The Telegraph reports that the Loch Ness monster has been the most elusive creature such that since its inception in the sixth century, no one has really spotted the form of the legendary monster except for unreliable and doctored photographs and faked footprints claiming that the beast is real.

However, this past few days have been very different after some people claimed that an Apple map satellite may have captured an image of a shadowy form of the Loch Ness monster, which is believed to be around 100 feet in length.

"We've been looking at it for a long time trying to work out exactly what it is," President of the Official Loch Ness Monster Fan Club, Gary Campbell told Daily Mail. "It looks like a boat wake, but the boat is missing.

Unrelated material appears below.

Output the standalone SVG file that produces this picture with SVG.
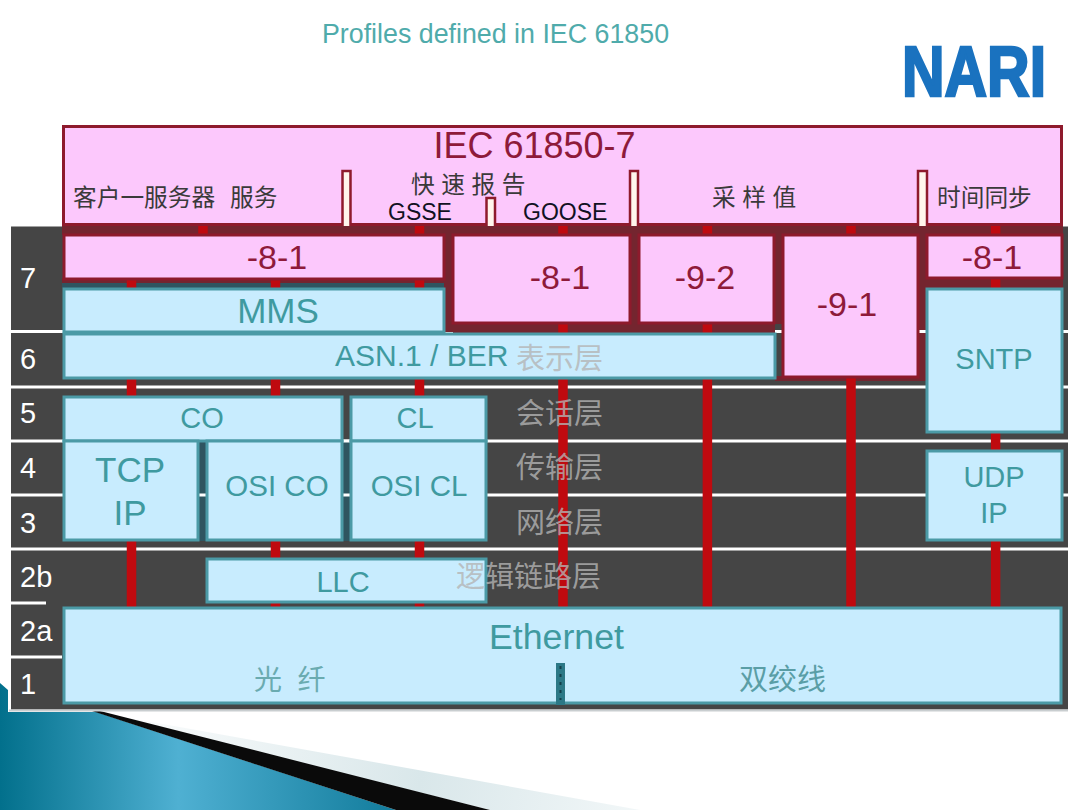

We've shown it to boat experts and they don't know what it is."

According to the New Zealand Herald, 26-year-old Andrew Dixon was the first one to notice the form of the bizarre floating creature in the Scottish Highlands.

"It was a total fluke that I found it. I was looking at satellite images of my town and then just thought I'd have a look at Loch Ness," Dixon said, adding, "The first thing that came into my head when I saw it was, 'That's the Loch Ness Monster.' It was the shape of it I thought it had to be something more than a shadow."

Dixon, who happens to be a charity worker for the Great North Air Ambulance for Darlington, County Durham then prompted Campbell of the Loch Ness monster sighting.

Now, after six months of reviewing the material, Campbell and his club concluded that the shadow is quite possibly the Loch Ness Monster.

"Whatever this is, it is under the water and heading south, so unless there have been secret submarine trials going on in the loch, the size of the object would make it likely to be Nessie," Campbell said.

Amid the many speculations that the sighting is fake, Campbell firmly believes that the image is as close as finally getting a glimpse of the beast for the first time in history. He even dismissed other possible explanations, claiming that the form could be a floating log or a seal causing large ripples.

Metro reports that three sightings of the Loch Ness Monster in 2013 were all denounced as fakes - the first one was revealed to be a duck, another was said to be a wave, and the last one wasn't even taken as any type of beast for that matter.